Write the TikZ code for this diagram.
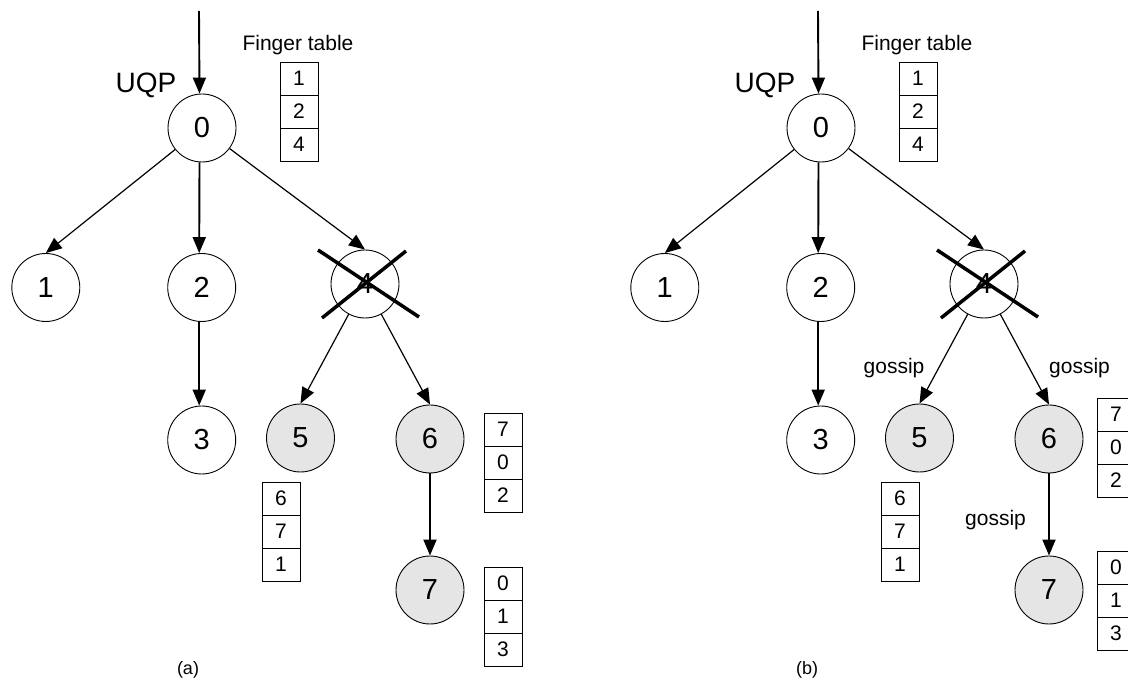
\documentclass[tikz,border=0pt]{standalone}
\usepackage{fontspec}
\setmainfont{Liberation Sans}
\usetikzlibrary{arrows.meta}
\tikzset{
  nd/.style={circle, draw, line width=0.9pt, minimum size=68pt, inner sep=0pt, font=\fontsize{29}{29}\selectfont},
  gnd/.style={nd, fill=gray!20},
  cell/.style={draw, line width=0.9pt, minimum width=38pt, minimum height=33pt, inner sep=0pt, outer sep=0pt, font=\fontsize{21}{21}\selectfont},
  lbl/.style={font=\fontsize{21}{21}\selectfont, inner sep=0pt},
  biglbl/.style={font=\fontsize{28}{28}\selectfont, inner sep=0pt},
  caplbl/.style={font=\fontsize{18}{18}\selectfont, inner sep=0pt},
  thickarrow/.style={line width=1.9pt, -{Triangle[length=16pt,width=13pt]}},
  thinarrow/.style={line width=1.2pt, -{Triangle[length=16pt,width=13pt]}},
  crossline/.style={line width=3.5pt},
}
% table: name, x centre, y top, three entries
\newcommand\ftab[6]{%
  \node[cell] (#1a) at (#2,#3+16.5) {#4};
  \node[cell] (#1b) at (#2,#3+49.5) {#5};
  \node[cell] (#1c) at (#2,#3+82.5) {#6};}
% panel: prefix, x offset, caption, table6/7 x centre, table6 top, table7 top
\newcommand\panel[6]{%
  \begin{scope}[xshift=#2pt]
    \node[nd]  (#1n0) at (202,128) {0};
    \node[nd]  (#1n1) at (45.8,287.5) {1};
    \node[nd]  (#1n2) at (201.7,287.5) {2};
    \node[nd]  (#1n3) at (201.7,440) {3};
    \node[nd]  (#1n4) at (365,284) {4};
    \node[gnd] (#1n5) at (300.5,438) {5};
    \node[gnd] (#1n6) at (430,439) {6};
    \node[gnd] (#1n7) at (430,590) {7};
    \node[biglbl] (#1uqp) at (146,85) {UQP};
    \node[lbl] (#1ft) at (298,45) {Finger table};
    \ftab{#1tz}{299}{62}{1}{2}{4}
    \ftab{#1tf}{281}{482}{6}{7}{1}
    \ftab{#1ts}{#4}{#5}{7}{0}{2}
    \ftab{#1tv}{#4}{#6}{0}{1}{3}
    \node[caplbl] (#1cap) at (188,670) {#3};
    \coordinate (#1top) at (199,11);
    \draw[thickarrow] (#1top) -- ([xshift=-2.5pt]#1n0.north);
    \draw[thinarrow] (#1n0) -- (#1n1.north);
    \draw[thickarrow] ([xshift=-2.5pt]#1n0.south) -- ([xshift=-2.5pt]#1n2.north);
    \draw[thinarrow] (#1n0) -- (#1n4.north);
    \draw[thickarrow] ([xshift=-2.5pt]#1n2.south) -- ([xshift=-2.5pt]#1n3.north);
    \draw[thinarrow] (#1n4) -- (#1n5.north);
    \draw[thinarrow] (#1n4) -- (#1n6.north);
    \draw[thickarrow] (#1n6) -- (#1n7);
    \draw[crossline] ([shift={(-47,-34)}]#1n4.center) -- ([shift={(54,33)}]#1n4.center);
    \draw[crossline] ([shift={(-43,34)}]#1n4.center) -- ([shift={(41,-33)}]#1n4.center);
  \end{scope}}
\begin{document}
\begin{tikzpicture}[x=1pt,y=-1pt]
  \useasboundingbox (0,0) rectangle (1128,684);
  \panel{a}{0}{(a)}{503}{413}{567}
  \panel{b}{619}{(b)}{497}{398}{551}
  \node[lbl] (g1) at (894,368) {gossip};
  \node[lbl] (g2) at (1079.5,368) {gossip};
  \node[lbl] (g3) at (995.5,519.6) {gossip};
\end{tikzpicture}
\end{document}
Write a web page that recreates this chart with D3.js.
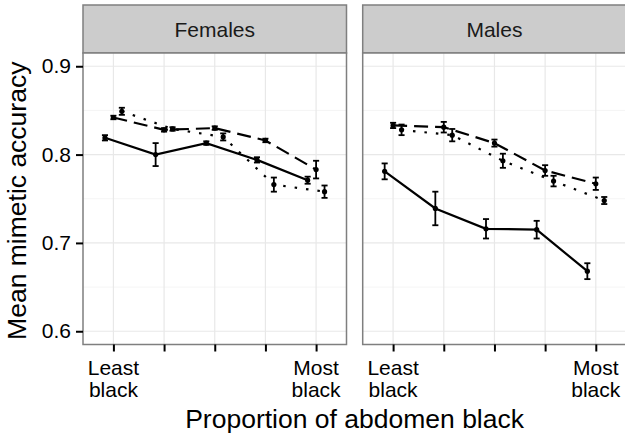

★ ★ ★

Identify which lines contain the word "this" and copy each one.

Write the TikZ code for this diagram.
Write a web page that recreates this chart with D3.js.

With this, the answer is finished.